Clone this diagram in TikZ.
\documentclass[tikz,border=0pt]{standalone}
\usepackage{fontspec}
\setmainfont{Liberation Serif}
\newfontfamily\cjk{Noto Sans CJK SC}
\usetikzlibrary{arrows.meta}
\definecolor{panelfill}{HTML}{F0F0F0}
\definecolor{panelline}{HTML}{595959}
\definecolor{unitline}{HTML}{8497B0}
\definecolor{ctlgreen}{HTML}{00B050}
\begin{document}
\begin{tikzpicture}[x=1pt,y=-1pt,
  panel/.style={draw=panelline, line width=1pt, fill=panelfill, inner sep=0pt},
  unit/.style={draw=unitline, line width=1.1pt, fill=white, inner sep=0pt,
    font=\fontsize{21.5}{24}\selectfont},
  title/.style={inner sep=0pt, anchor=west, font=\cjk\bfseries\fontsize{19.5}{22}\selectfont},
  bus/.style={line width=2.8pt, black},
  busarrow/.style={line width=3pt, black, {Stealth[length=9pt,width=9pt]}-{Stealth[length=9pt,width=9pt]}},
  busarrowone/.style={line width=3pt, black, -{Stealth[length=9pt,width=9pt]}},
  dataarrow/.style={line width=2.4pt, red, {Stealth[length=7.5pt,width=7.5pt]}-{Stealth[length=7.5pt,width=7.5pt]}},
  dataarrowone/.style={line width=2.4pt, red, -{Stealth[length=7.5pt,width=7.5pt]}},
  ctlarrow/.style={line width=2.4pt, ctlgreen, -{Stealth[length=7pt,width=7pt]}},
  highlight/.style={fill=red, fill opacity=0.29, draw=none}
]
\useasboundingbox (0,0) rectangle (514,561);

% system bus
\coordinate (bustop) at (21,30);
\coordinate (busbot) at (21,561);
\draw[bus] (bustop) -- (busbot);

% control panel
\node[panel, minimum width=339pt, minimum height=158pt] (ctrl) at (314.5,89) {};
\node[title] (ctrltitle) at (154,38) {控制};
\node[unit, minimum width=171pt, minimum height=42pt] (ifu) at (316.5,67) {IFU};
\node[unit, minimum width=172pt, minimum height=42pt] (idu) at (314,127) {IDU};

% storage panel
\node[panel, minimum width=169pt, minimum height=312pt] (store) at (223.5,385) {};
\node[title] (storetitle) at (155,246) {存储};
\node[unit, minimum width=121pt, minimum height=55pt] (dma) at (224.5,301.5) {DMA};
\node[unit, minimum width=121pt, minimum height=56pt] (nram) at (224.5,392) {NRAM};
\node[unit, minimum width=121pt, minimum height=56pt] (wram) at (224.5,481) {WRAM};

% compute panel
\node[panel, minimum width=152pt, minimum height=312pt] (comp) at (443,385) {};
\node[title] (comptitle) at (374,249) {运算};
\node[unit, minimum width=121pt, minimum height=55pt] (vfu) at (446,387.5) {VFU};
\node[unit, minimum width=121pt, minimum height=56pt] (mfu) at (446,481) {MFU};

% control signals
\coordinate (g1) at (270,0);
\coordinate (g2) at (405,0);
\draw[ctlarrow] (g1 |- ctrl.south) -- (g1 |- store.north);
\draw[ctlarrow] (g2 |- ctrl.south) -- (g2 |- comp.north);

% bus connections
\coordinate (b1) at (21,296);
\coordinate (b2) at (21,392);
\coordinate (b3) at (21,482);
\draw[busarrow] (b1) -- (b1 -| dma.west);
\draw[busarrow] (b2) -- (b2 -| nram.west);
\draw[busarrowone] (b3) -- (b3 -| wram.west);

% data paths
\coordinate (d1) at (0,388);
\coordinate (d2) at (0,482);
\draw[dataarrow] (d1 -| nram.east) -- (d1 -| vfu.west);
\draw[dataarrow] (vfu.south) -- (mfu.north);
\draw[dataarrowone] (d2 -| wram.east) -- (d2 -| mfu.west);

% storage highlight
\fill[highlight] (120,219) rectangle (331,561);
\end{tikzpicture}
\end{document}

**Exercise**
Print the material once more, exactly.

**Response to this exercise**
Clone this diagram in TikZ.
\documentclass[tikz,border=0pt]{standalone}
\usepackage{fontspec}
\setmainfont{Liberation Serif}
\newfontfamily\cjk{Noto Sans CJK SC}
\usetikzlibrary{arrows.meta}
\definecolor{panelfill}{HTML}{F0F0F0}
\definecolor{panelline}{HTML}{595959}
\definecolor{unitline}{HTML}{8497B0}
\definecolor{ctlgreen}{HTML}{00B050}
\begin{document}
\begin{tikzpicture}[x=1pt,y=-1pt,
  panel/.style={draw=panelline, line width=1pt, fill=panelfill, inner sep=0pt},
  unit/.style={draw=unitline, line width=1.1pt, fill=white, inner sep=0pt,
    font=\fontsize{21.5}{24}\selectfont},
  title/.style={inner sep=0pt, anchor=west, font=\cjk\bfseries\fontsize{19.5}{22}\selectfont},
  bus/.style={line width=2.8pt, black},
  busarrow/.style={line width=3pt, black, {Stealth[length=9pt,width=9pt]}-{Stealth[length=9pt,width=9pt]}},
  busarrowone/.style={line width=3pt, black, -{Stealth[length=9pt,width=9pt]}},
  dataarrow/.style={line width=2.4pt, red, {Stealth[length=7.5pt,width=7.5pt]}-{Stealth[length=7.5pt,width=7.5pt]}},
  dataarrowone/.style={line width=2.4pt, red, -{Stealth[length=7.5pt,width=7.5pt]}},
  ctlarrow/.style={line width=2.4pt, ctlgreen, -{Stealth[length=7pt,width=7pt]}},
  highlight/.style={fill=red, fill opacity=0.29, draw=none}
]
\useasboundingbox (0,0) rectangle (514,561);

% system bus
\coordinate (bustop) at (21,30);
\coordinate (busbot) at (21,561);
\draw[bus] (bustop) -- (busbot);

% control panel
\node[panel, minimum width=339pt, minimum height=158pt] (ctrl) at (314.5,89) {};
\node[title] (ctrltitle) at (154,38) {控制};
\node[unit, minimum width=171pt, minimum height=42pt] (ifu) at (316.5,67) {IFU};
\node[unit, minimum width=172pt, minimum height=42pt] (idu) at (314,127) {IDU};

% storage panel
\node[panel, minimum width=169pt, minimum height=312pt] (store) at (223.5,385) {};
\node[title] (storetitle) at (155,246) {存储};
\node[unit, minimum width=121pt, minimum height=55pt] (dma) at (224.5,301.5) {DMA};
\node[unit, minimum width=121pt, minimum height=56pt] (nram) at (224.5,392) {NRAM};
\node[unit, minimum width=121pt, minimum height=56pt] (wram) at (224.5,481) {WRAM};

% compute panel
\node[panel, minimum width=152pt, minimum height=312pt] (comp) at (443,385) {};
\node[title] (comptitle) at (374,249) {运算};
\node[unit, minimum width=121pt, minimum height=55pt] (vfu) at (446,387.5) {VFU};
\node[unit, minimum width=121pt, minimum height=56pt] (mfu) at (446,481) {MFU};

% control signals
\coordinate (g1) at (270,0);
\coordinate (g2) at (405,0);
\draw[ctlarrow] (g1 |- ctrl.south) -- (g1 |- store.north);
\draw[ctlarrow] (g2 |- ctrl.south) -- (g2 |- comp.north);

% bus connections
\coordinate (b1) at (21,296);
\coordinate (b2) at (21,392);
\coordinate (b3) at (21,482);
\draw[busarrow] (b1) -- (b1 -| dma.west);
\draw[busarrow] (b2) -- (b2 -| nram.west);
\draw[busarrowone] (b3) -- (b3 -| wram.west);

% data paths
\coordinate (d1) at (0,388);
\coordinate (d2) at (0,482);
\draw[dataarrow] (d1 -| nram.east) -- (d1 -| vfu.west);
\draw[dataarrow] (vfu.south) -- (mfu.north);
\draw[dataarrowone] (d2 -| wram.east) -- (d2 -| mfu.west);

% storage highlight
\fill[highlight] (120,219) rectangle (331,561);
\end{tikzpicture}
\end{document}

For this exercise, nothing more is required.